DO THIS: Write the records out again exactly, leaving no images in.

Records with drawing code:

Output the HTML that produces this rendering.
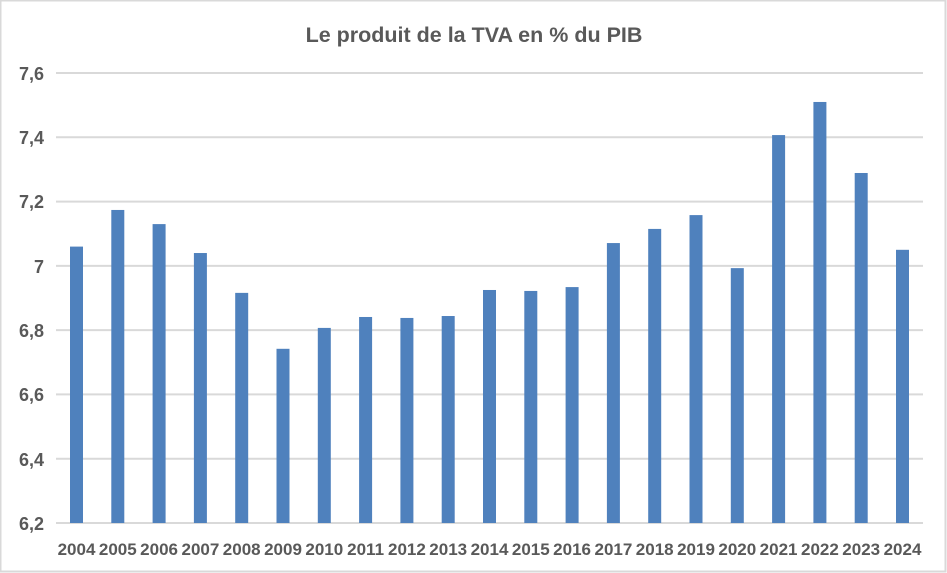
<!DOCTYPE html><html><head><style>body{margin:0;background:#fff}svg{display:block}</style></head><body>
<svg width="947" height="573" xmlns="http://www.w3.org/2000/svg" font-family="Liberation Sans, sans-serif">
<rect x="0.5" y="0.5" width="945" height="571" fill="#fff" stroke="#d9d9d9" stroke-width="2"/>
<text x="474" y="42" text-anchor="middle" font-size="21.5" font-weight="bold" fill="#595959">Le produit de la TVA en % du PIB</text>
<g stroke="#d9d9d9" stroke-width="2">
<line x1="56" x2="923" y1="73" y2="73"/><line x1="56" x2="923" y1="137.3" y2="137.3"/><line x1="56" x2="923" y1="201.6" y2="201.6"/><line x1="56" x2="923" y1="265.9" y2="265.9"/><line x1="56" x2="923" y1="330.1" y2="330.1"/><line x1="56" x2="923" y1="394.4" y2="394.4"/><line x1="56" x2="923" y1="458.7" y2="458.7"/><line x1="56" x2="923" y1="523" y2="523"/>
</g>
<g font-size="18" font-weight="bold" fill="#595959" text-anchor="end">
<text x="44" y="80">7,6</text><text x="44" y="144">7,4</text><text x="44" y="208">7,2</text><text x="44" y="273">7</text><text x="44" y="337">6,8</text><text x="44" y="401">6,6</text><text x="44" y="466">6,4</text><text x="44" y="530">6,2</text>
</g>
<g id="bars" fill="#4f81bd"></g>
<g id="lbl" font-size="17" font-weight="bold" fill="#595959" text-anchor="middle"></g>
<script>
var v=[7.06,7.174,7.13,7.04,6.916,6.742,6.807,6.841,6.838,6.844,6.925,6.922,6.934,7.071,7.115,7.158,6.993,7.407,7.51,7.289,7.05];
var b=document.getElementById('bars'),l=document.getElementById('lbl'),ns='http://www.w3.org/2000/svg';
v.forEach(function(d,i){var x=70+i*41.3,y=523-(d-6.2)*321.4;
var r=document.createElementNS(ns,'rect');r.setAttribute('x',x);r.setAttribute('y',y);r.setAttribute('width',13);r.setAttribute('height',523-y);b.appendChild(r);
var t=document.createElementNS(ns,'text');t.setAttribute('x',x+6.5);t.setAttribute('y',555);t.textContent=2004+i;l.appendChild(t);});
</script>
</svg></body></html>
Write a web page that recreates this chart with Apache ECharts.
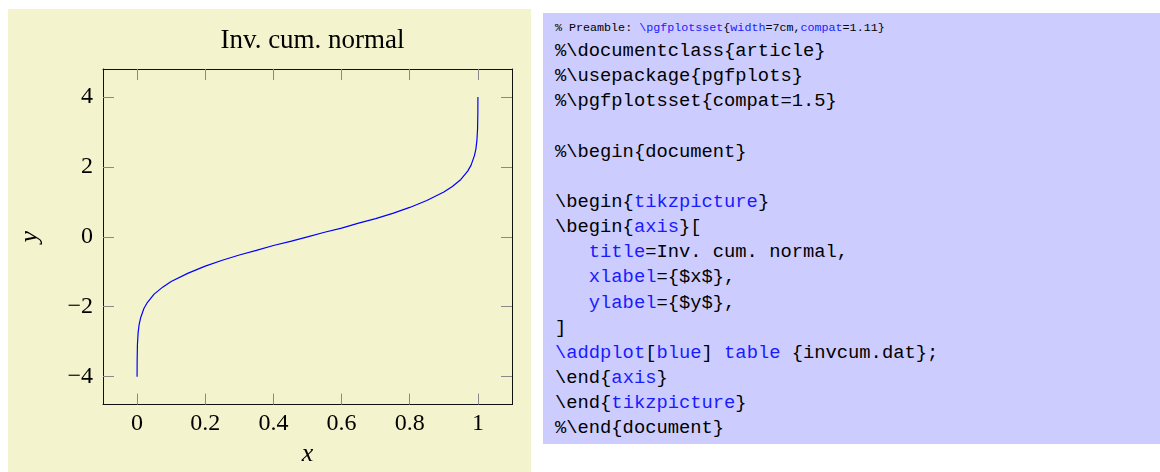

SOLVED PROBLEM:
Output the HTML that produces this rendering.
<!DOCTYPE html><html><head><style>body{margin:0;background:#fff}svg{display:block}</style></head><body>
<svg width="947" height="573" xmlns="http://www.w3.org/2000/svg" font-family="Liberation Sans, sans-serif">
<rect x="0.5" y="0.5" width="945" height="571" fill="#fff" stroke="#d9d9d9" stroke-width="2"/>
<text x="474" y="42" text-anchor="middle" font-size="21.5" font-weight="bold" fill="#595959">Le produit de la TVA en % du PIB</text>
<g stroke="#d9d9d9" stroke-width="2">
<line x1="56" x2="923" y1="73" y2="73"/><line x1="56" x2="923" y1="137.3" y2="137.3"/><line x1="56" x2="923" y1="201.6" y2="201.6"/><line x1="56" x2="923" y1="265.9" y2="265.9"/><line x1="56" x2="923" y1="330.1" y2="330.1"/><line x1="56" x2="923" y1="394.4" y2="394.4"/><line x1="56" x2="923" y1="458.7" y2="458.7"/><line x1="56" x2="923" y1="523" y2="523"/>
</g>
<g font-size="18" font-weight="bold" fill="#595959" text-anchor="end">
<text x="44" y="80">7,6</text><text x="44" y="144">7,4</text><text x="44" y="208">7,2</text><text x="44" y="273">7</text><text x="44" y="337">6,8</text><text x="44" y="401">6,6</text><text x="44" y="466">6,4</text><text x="44" y="530">6,2</text>
</g>
<g id="bars" fill="#4f81bd"></g>
<g id="lbl" font-size="17" font-weight="bold" fill="#595959" text-anchor="middle"></g>
<script>
var v=[7.06,7.174,7.13,7.04,6.916,6.742,6.807,6.841,6.838,6.844,6.925,6.922,6.934,7.071,7.115,7.158,6.993,7.407,7.51,7.289,7.05];
var b=document.getElementById('bars'),l=document.getElementById('lbl'),ns='http://www.w3.org/2000/svg';
v.forEach(function(d,i){var x=70+i*41.3,y=523-(d-6.2)*321.4;
var r=document.createElementNS(ns,'rect');r.setAttribute('x',x);r.setAttribute('y',y);r.setAttribute('width',13);r.setAttribute('height',523-y);b.appendChild(r);
var t=document.createElementNS(ns,'text');t.setAttribute('x',x+6.5);t.setAttribute('y',555);t.textContent=2004+i;l.appendChild(t);});
</script>
</svg></body></html>
Write a web page that recreates this chart with Apache ECharts.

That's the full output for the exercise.